A compound sentence joins two independent clauses. Each clause has its own subject, and the second clause can repeat the subject or use a new one.

“Mina packed the boxes, and her brother carried them.” Mina is the first subject; her brother is the second.

Complex Sentences

A complex sentence has an independent clause and a dependent clause. The dependent clause can have its own subject, even when it begins with words like because, when, or that.

“I smiled when the music started.” I is the subject of smiled; the music is the subject of started.

Relative Clauses

Relative clauses start with who, which, or that.
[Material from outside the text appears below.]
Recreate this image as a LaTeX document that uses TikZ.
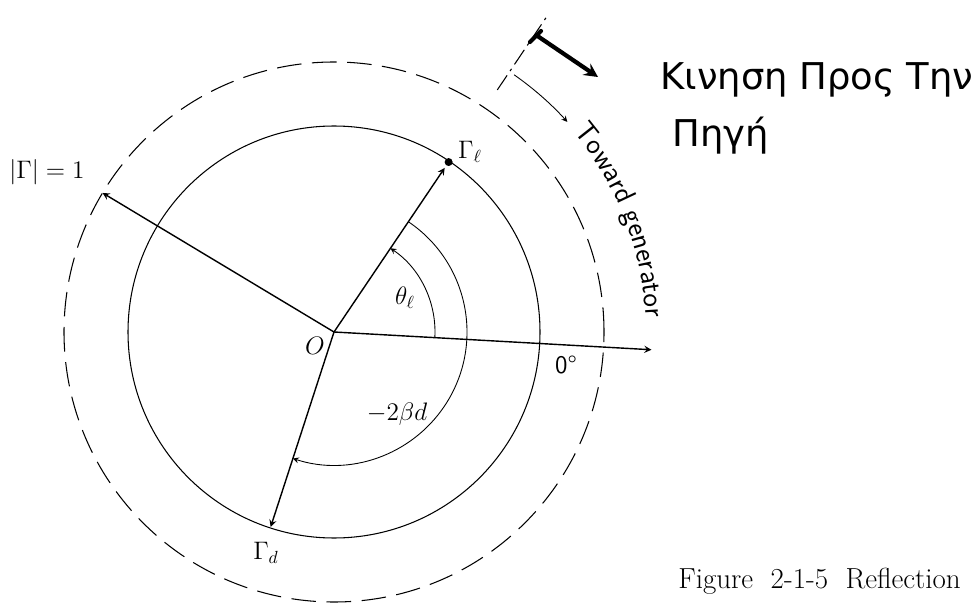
\documentclass[tikz,border=0pt]{standalone}
\usepackage{amsmath, amssymb}
\usepackage{fontspec}
\newfontfamily\grfont{DejaVu Sans}
\usetikzlibrary{calc,decorations.text}
\tikzstyle{ring} = [line width=0.6pt]
\tikzstyle{unitring} = [line width=0.6pt, dash pattern=on 14pt off 6pt]
\tikzstyle{arrow} = [line width=0.8pt,->,>=stealth]
\tikzstyle{anglearc} = [line width=0.5pt,->,>=stealth]
\tikzstyle{lbl} = [inner sep=0pt, font=\Large]

\begin{document}
\begin{tikzpicture}[x=0.02cm, y=0.02cm]
  \useasboundingbox (0,0) rectangle (977,606);
  \coordinate (O) at (334,274);
  \coordinate (unit) at ([shift={(149:270)}]O);
  \coordinate (gl) at ([shift={(56:205)}]O);
  \coordinate (zero) at ([shift={(-3.2:318)}]O);
  \coordinate (gd) at ([shift={(252:205)}]O);
  \coordinate (ext1) at ([shift={(56:292)}]O);
  \coordinate (ext2) at ([shift={(56:383)}]O);
  \coordinate (barA) at (530,564);
  \coordinate (barB) at (541,575);
  \coordinate (hs) at (536,571);
  \coordinate (he) at (598,529);
  % circles
  \draw[ring] (O) circle[radius=206];
  \draw[unitring] (O) circle[radius=270];
  % radial lines
  \draw[arrow] (O) -- (unit);
  \draw[arrow, shorten >=4pt] (O) -- (gl);
  \draw[arrow] (O) -- (zero);
  \draw[arrow] (O) -- (gd);
  \fill (gl) circle[radius=4];
  \draw[line width=0.6pt, dash pattern=on 10pt off 3pt on 1.5pt off 3pt] (ext1) -- (ext2);
  % angles
  \draw[anglearc] ([shift={(-3.2:101)}]O) arc[start angle=-3.2, end angle=56, radius=101];
  \draw[anglearc] ([shift={(56:133)}]O) arc[start angle=56, end angle=-108, radius=133];
  \draw[anglearc] ([shift={(55:314)}]O) arc[start angle=55, end angle=42, radius=314];
  \path[decorate, decoration={text along path, text={|\sffamily\fontsize{16.5}{18}\selectfont|Toward generator}}] ([shift={(40:312)}]O) arc[start angle=40, end angle=-2, radius=312];
  % hand note
  \draw[line width=2.4pt, line cap=round] (barA) -- (barB);
  \draw[line width=2.4pt, ->, >=stealth] (hs) -- (he);
  \node[anchor=base west, inner sep=0pt, font=\grfont\fontsize{21}{24}\selectfont] (move1) at (660,516) {Κινηση Προς Την};
  \node[anchor=base west, inner sep=0pt, font=\grfont\fontsize{21}{24}\selectfont] (move2) at (672,459) {Πηγή};
  % labels
  \node[lbl] (unitlbl) at (47,434) {$|\Gamma| = 1$};
  \node[lbl] (gllbl) at (470,454) {$\Gamma_\ell$};
  \node[lbl] (thlbl) at (405,308) {$\theta_\ell$};
  \node[lbl] (Olbl) at (315,260) {$O$};
  \node[lbl, font=\sffamily\Large] (zerolbl) at (566,241) {0\textdegree};
  \node[lbl] (betalbl) at (397,192) {$-2\beta d$};
  \node[lbl] (gdlbl) at (266,53) {$\Gamma_d$};
  \node[anchor=base west, inner sep=0pt, font=\fontsize{16.5}{19}\selectfont] (caption) at (678,18) {Figure\ \ 2-1-5\ \ Reflection};
\end{tikzpicture}
\end{document}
Inside the clause, the relative word can act as a subject or an object.

“The student who arrived late apologized.” In the clause “who arrived late,” who acts as the subject of arrived.

Common Mix Ups That Cause Subject Errors

Most subject mistakes come from a small set of patterns. Spot the pattern, and the fix is quick.

Pattern What Goes Wrong Fix
Prepositional phrase in the middle The noun after of, with, or in gets treated as the subject Pick the head noun of the phrase
There is / There are There gets mistaken for the subject Match the verb to the noun that follows
Each, every, everyone A plural noun nearby pulls the verb into plural form Use a singular verb with the each/every subject
Either…or / Neither…nor Writers match the verb to the first subject only Match the verb to the subject closer to the verb
Titles and names Plural-looking titles get plural verbs Treat a title as singular: “The Grapes of Wrath is”
Amounts and measures Units get plural verbs when the amount is one unit Use singular when the amount is one total
Gerund as subject A verb form gets misread as an action verb Check if the -ing word is acting like a noun
Subject after inversion Word order makes the object look like the subject Flip to statement order and recheck
Collective nouns Verb choice shifts mid-paragraph Choose singular or plural and stay consistent
Appositive phrases A noun rename sits next to the subject and causes confusion Use the original subject to match the verb

Practice: Find The Subject In Real Sentences

Try these ten lines. Mark the main verb, then name the subject unit. Do it quickly, then check your answers.

  1. Across the street, the bakery opens at dawn.
  2. My sister and I plan the trip.
  3. There were many notes in the margin.
  4. To stay calm takes practice.
  5. When the rain stopped, the kids ran outside.
  6. The box of old photos belongs to my uncle.
  7. Did the new schedule confuse anyone?
  8. What she wrote surprised the editor.
  9. The team, in the final minutes, plays with focus.
  10. Close the door.

Answers

  1. The bakery
  2. My sister and I
  3. Many notes
  4. To stay calm
  5. The rain; the kids
  6. The box of old photos
  7. The new schedule
  8. What she wrote
  9. The team
  10. You (implied)

Quick Edit Checklist For Cleaner Sentences

Use this checklist during revisions. It keeps subjects clear and verbs steady.

  • Underline the subject in each sentence, then underline the main verb.
  • Check agreement when words sit between the subject and verb.
  • Rewrite “There is/are” sentences when they feel heavy.
  • Trim interrupting phrases that hide the subject.

Subject In Writing: A Clean Wrap Up

When you can find the subject, you can control the sentence. The parts of speech subject slot can be filled by nouns, pronouns, phrases, and even clauses, so keep your eyes on the job, not just the word.

In your own drafts, use the verb-first test and the pronoun swap. With a little practice, “parts of speech subject” stops being a label and starts being a tool you can use.